New Delhi, July 7 (IANS) Bowing to pressure from B.S. Yeddyurappa, the Bharatiya Janata Party (BJP) has decided to replace Karnataka Chief Minister D.V. Sadananda Gowda with Rural Development Minister Jagadish Shettar though a formal announcement will only be made Sunday, said party sources.

Gowda, who was summoned to New Delhi, met senior party leaders including L.K. Advani, Sushma Swaraj, Arun Jaitley and Ananth Kumar at Advani’s residence.
He may meet party president Nitin Gadkari later Saturday or early Sunday, when an announcement on the change of state government leadership is likely to be made, said the sources.
Gadkari is expected to reach Delhi from Jabalpur late Saturday.

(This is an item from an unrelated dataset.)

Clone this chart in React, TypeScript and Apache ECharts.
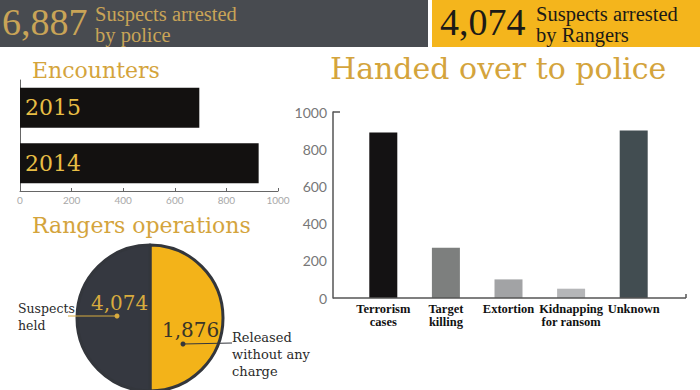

Gowda, who had asked the BJP central leadership not to take any decision on removing him as chief minister in haste and contending that he had put in his best to give a corruption-free government, changed his line soon after arriving in Delhi and said he would go by the party high command’s decision.
“As I have said earlier, I would abide by whatever decision the party high command would take on the leadership issue. If I am asked to quit, I will resign and if I am asked to continue, I will stay,” he told reporters.
However Gowda reiterated the party high command should not further delay the decision on the leadership issue as the uncertainty was affecting the state administration at a time when many districts across the state were reeling under drought.
“I have requested the party high command to decide on the leadership issue at the earliest as anymore delay would affect the smooth functioning of the government. As a disciplined member of the party, I will act on the advice of our leaders, whatever it may be,” he said.
Speculation over the change continued during the day after the BJP’s core committee Saturday discussed the imminent change of leadership in its Karnataka government, the second since the party came to power in 2008.
The need for a change of leadership occurred after Yeddyurappa, the party’s first chief minister in south India, put pressure on the party to replace Gowda, his successor, with Shettar.
Yeddyurappa had to quit as chief minister July last year after the state Lokayukta indicted him in a mining scandal and other corruption charges.
Gowda was Yeddyurappa’s choice then to replace him over Shettar, whose bid for the post he had opposed since both come from the same community.
But after the Karnataka High Court struck down the Lokayukta report, Yeddyurappa had stepped up efforts to get back as the chief minister, but Gowda failed to oblige him.
Last Friday, Shettar and eight other ministers submitted their resignations from the ministry, finally forcing the party’s national leaders to agree to a leadership change.